• [Set exercise] Find every line below that contains the word "LaTeX" and copy it out.

[Code that draws figures]
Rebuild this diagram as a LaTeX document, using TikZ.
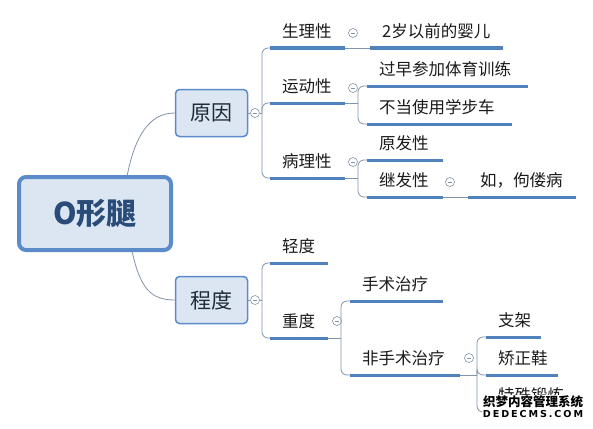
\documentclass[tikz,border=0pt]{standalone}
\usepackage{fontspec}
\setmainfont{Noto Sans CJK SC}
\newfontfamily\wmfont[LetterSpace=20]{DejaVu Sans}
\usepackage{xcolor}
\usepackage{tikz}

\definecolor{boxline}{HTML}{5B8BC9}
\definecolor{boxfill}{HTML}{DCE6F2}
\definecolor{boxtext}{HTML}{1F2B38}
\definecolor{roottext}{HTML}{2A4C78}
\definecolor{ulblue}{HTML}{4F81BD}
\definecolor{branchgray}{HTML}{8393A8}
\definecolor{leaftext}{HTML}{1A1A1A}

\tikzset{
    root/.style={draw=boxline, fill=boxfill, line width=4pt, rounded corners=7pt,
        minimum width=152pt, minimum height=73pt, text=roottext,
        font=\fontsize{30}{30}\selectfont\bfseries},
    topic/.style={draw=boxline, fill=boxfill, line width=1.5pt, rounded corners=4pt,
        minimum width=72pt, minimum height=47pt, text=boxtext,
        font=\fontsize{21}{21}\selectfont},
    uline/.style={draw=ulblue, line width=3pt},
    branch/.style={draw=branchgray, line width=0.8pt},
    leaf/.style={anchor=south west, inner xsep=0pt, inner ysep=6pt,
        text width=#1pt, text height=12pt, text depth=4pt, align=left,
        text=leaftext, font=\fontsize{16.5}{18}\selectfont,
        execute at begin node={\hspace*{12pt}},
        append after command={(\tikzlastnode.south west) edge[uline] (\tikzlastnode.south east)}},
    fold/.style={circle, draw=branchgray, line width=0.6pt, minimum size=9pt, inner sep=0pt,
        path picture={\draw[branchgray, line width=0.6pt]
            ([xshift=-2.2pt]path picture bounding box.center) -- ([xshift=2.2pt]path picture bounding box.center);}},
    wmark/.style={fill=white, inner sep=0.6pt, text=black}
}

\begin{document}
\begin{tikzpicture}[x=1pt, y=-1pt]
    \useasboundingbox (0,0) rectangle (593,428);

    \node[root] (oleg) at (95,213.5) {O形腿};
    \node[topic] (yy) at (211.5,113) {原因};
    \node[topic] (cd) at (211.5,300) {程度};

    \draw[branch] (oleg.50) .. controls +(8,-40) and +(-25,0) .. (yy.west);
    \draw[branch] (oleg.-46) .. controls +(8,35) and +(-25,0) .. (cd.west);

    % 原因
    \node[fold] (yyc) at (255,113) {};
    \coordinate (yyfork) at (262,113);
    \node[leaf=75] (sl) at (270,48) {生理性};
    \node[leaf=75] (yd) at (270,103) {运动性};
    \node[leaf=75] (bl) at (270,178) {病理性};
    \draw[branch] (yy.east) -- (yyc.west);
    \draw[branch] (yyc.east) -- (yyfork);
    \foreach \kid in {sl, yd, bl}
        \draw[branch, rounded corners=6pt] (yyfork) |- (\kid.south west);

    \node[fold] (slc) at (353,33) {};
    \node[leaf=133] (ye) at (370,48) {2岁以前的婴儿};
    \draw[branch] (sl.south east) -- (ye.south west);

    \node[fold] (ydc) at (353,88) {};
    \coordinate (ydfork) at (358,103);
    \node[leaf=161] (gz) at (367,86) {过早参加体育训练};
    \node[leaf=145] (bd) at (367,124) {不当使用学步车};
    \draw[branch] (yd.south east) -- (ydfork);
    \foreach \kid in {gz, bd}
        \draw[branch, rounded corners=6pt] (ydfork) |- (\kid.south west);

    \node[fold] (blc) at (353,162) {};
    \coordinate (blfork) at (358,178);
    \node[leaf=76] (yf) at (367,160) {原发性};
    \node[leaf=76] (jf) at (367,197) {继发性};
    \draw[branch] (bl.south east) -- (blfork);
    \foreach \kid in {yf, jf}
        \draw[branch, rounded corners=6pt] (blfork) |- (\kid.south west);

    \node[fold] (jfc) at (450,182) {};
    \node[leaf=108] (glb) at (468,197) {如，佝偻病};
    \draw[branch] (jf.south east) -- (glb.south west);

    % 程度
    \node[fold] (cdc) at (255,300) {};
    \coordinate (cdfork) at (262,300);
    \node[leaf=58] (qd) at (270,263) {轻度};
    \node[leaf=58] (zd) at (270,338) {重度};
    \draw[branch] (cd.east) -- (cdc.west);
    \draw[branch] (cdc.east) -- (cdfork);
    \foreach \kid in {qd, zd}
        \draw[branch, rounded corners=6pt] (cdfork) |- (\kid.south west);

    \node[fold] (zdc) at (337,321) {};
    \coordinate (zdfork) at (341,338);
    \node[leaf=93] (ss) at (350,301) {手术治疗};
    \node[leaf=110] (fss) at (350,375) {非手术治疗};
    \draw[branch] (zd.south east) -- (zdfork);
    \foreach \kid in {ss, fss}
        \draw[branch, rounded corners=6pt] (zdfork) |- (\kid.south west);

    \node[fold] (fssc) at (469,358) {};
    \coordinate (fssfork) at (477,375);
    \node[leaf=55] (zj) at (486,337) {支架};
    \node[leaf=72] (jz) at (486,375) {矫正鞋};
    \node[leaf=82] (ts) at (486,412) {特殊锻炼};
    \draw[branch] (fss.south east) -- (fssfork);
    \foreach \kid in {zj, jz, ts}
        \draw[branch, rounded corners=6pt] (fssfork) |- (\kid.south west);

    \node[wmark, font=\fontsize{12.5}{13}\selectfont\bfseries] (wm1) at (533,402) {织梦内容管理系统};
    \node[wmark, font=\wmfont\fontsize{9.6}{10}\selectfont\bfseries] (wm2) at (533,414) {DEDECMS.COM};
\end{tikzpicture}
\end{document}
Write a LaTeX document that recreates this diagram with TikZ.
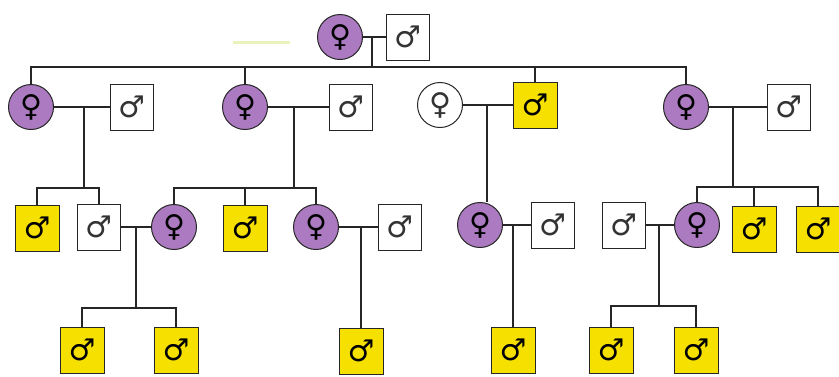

• [The solution]
Rebuild this diagram as a LaTeX document, using TikZ.
Write a LaTeX document that recreates this diagram with TikZ.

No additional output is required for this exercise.